Más bien al contrario, vuelve a resurgir con apremiante interés la pregunta por su existencia.
Solo apagando la sed de infinito que llevamos en el corazón y el interrogante sobre la muerte y el más allá, podemos olvidarlo.
Pero es imposible hacerlo, porque a fin de cuentas es la pregunta por el fundamento último, por el sentido fundamental de la existencia.
¿Hay alguien que siendo sincero consigo mismo no se haga la pregunta?
El diálogo con el ateísmo
Las personas tienen derecho a no creer en Dios, es un acto libre el decidir en lo que quiero creer. Como también es un derecho el creer en Dios.

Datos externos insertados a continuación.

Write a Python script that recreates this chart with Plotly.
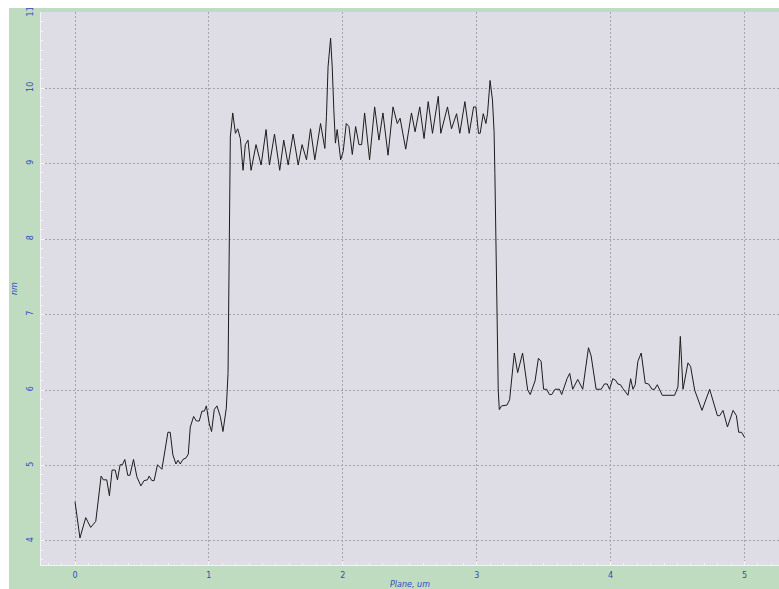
import plotly.graph_objects as go

# Height profile along the scan line (vertices of the trace)
plane_um = [
    0.000, 0.037, 0.080, 0.117, 0.155, 0.195, 0.212, 0.237, 0.257, 0.277,
    0.300, 0.317, 0.337, 0.354, 0.372, 0.394, 0.410, 0.437, 0.462, 0.492,
    0.516, 0.541, 0.554, 0.574, 0.591, 0.616, 0.649, 0.674, 0.694, 0.711,
    0.731, 0.754, 0.769, 0.786, 0.806, 0.829, 0.846, 0.861, 0.886, 0.906,
    0.928, 0.948, 0.966, 0.981, 1.003, 1.020, 1.040, 1.060, 1.085, 1.105,
    1.130, 1.143, 1.160, 1.178, 1.198, 1.215, 1.235, 1.255, 1.272, 1.292,
    1.315, 1.352, 1.390, 1.427, 1.452, 1.490, 1.529, 1.559, 1.592, 1.629,
    1.667, 1.696, 1.729, 1.759, 1.791, 1.834, 1.866, 1.878, 1.890, 1.909,
    1.921, 1.933, 1.945, 1.958, 1.984, 2.003, 2.026, 2.046, 2.071, 2.096,
    2.121, 2.141, 2.163, 2.200, 2.238, 2.270, 2.300, 2.338, 2.375, 2.407,
    2.428, 2.470, 2.513, 2.540, 2.575, 2.607, 2.638, 2.670, 2.713, 2.732,
    2.782, 2.812, 2.850, 2.874, 2.912, 2.944, 2.977, 2.994, 3.014, 3.026,
    3.049, 3.069, 3.081, 3.100, 3.118, 3.130, 3.136, 3.161, 3.169, 3.186,
    3.226, 3.246, 3.281, 3.306, 3.343, 3.381, 3.400, 3.436, 3.461, 3.481,
    3.500, 3.523, 3.543, 3.561, 3.585, 3.618, 3.635, 3.675, 3.695, 3.717,
    3.755, 3.792, 3.835, 3.855, 3.892, 3.930, 3.954, 3.975, 3.992, 4.017,
    4.037, 4.054, 4.074, 4.092, 4.130, 4.150, 4.167, 4.184, 4.204, 4.229,
    4.259, 4.284, 4.309, 4.329, 4.349, 4.386, 4.478, 4.503, 4.521, 4.541,
    4.578, 4.598, 4.628, 4.683, 4.740, 4.798, 4.815, 4.840, 4.873, 4.915,
    4.940, 4.957, 4.978, 5.002,
]
height_nm = [
    4.52, 4.04, 4.31, 4.18, 4.26, 4.86, 4.81, 4.81, 4.60, 4.94,
    4.94, 4.81, 5.01, 5.01, 5.08, 4.87, 4.87, 5.08, 4.85, 4.73,
    4.80, 4.81, 4.86, 4.80, 4.80, 5.01, 4.95, 5.21, 5.44, 5.44,
    5.14, 5.02, 5.07, 5.02, 5.08, 5.10, 5.15, 5.51, 5.65, 5.59,
    5.59, 5.72, 5.72, 5.79, 5.55, 5.45, 5.74, 5.79, 5.65, 5.45,
    5.76, 6.22, 9.35, 9.67, 9.40, 9.46, 9.33, 8.91, 9.25, 9.31,
    8.91, 9.25, 8.98, 9.45, 8.98, 9.39, 8.91, 9.31, 8.98, 9.39,
    8.98, 9.25, 9.05, 9.46, 9.05, 9.53, 9.20, 9.62, 10.28, 10.66,
    10.28, 9.71, 9.27, 9.45, 9.05, 9.16, 9.53, 9.49, 9.12, 9.49,
    9.25, 9.25, 9.67, 9.05, 9.75, 9.31, 9.67, 9.11, 9.75, 9.53,
    9.60, 9.19, 9.67, 9.42, 9.75, 9.33, 9.82, 9.40, 9.89, 9.40,
    9.75, 9.46, 9.66, 9.40, 9.82, 9.40, 9.75, 9.75, 9.40, 9.40,
    9.66, 9.53, 9.66, 10.10, 9.84, 9.42, 8.87, 6.00, 5.74, 5.79,
    5.80, 5.87, 6.49, 6.23, 6.49, 6.00, 5.94, 6.12, 6.42, 6.38,
    6.01, 6.01, 5.94, 5.94, 6.01, 6.01, 5.94, 6.15, 6.22, 6.01,
    6.14, 6.01, 6.56, 6.45, 6.01, 6.01, 6.08, 6.08, 6.01, 6.15,
    6.13, 6.08, 6.07, 6.02, 5.93, 6.15, 6.01, 6.07, 6.38, 6.49,
    6.09, 6.08, 6.01, 6.01, 6.07, 5.93, 5.93, 6.04, 6.71, 6.01,
    6.36, 6.31, 6.00, 5.73, 6.01, 5.66, 5.66, 5.73, 5.51, 5.73,
    5.66, 5.44, 5.44, 5.37,
]

x_ticks = [0, 1, 2, 3, 4, 5]
y_ticks = [4, 5, 6, 7, 8, 9, 10, 11]

label_font = dict(family="DejaVu Sans", size=8, color="#3048c0")
title_font = dict(family="DejaVu Sans", size=8, color="#3048c0")

grid_style = dict(showgrid=True, gridcolor="#a4a4a8", griddash="2px,2px", gridwidth=1)
tick_style = dict(ticks="inside", ticklen=4, tickcolor="#f4f4f4", tickwidth=1)

fig = go.Figure()
fig.add_trace(go.Scatter(
    x=plane_um, y=height_nm, mode="lines",
    line=dict(color="#1c1c1c", width=1),
    showlegend=False, hoverinfo="skip",
))

fig.update_layout(
    width=779, height=589,
    margin=dict(l=41, r=0, t=12, b=24),
    paper_bgcolor="#c0dcc0",
    plot_bgcolor="#dedde5",
    showlegend=False,
    xaxis=dict(
        range=[-0.254, 5.258], tickvals=x_ticks, ticktext=[str(v) for v in x_ticks],
        zeroline=False, showline=True, linecolor="#f4f4f4", linewidth=1,
        minor=dict(dtick=0.1, ticks="inside", ticklen=2, tickcolor="#f4f4f4", showgrid=False),
        tickfont=label_font, ticklabelstandoff=2,
        title=dict(text="<i>Plane, um</i>", font=title_font, standoff=4),
        **grid_style, **tick_style,
    ),
    yaxis=dict(
        range=[3.682, 11.007], tickvals=y_ticks, ticktext=[str(v) for v in y_ticks],
        zeroline=False, showline=True, linecolor="#f4f4f4", linewidth=1,
        minor=dict(dtick=0.125, ticks="inside", ticklen=2, tickcolor="#f4f4f4", showgrid=False),
        tickfont=label_font, tickangle=-90, ticklabelstandoff=4,
        title=dict(text="<i>nm</i>", font=title_font, standoff=6),
        **grid_style, **tick_style,
    ),
    shapes=[
        # thin white frame along the left and top edges of the page
        dict(type="rect", xref="paper", yref="paper",
             x0=-0.06, x1=-0.0434, y0=-0.05, y1=1.03,
             fillcolor="white", line=dict(width=0), layer="above"),
        dict(type="rect", xref="paper", yref="paper",
             x0=-0.06, x1=1.01, y0=1.0072, y1=1.03,
             fillcolor="white", line=dict(width=0), layer="above"),
    ],
)

fig.write_html("out.html")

Son opciones legítimas de la libertad humana, que no deben ser ridiculizadas ni reducidas a explicaciones simplistas.
El ateo honesto tiene sus razones para no creer. Pero no es lo mismo que la “teofobia”, esa especie de apasionada y visceral batalla contra toda forma de teísmo.
Allí solo encontraremos fundamentalismos ateos, pero no posibilidad de dialogar.
Por otra parte el creyente no cree en Dios porque sea un camino más fácil, un consuelo psicológico o una necesidad afectiva.
Tal vez muchos tengan fe por estas razones, pero también podrían decirse del que no cree, que tiene algún problema emocional con lo religioso o que su desprecio por la religión es debido a malas experiencias.
Es un tanto ingenuo e irrespetuoso generalizar que si uno tiene o no fe, es por tal o cual necesidad psicológica.
Finalmente es preciso recordar que aunque todas las experiencias religiosas se puedan explicar psicológica y neurológicamente, eso no apaga la pregunta por la verdad de que haya un Dios más allá de nosotros y de nuestra subjetividad.
Nuestra limitación nos hará siempre preguntarnos por lo que está más allá de nuestros límites.
Mientras no renunciemos a nuestra condición humana, siempre estará viva la pregunta por la existencia de Dios.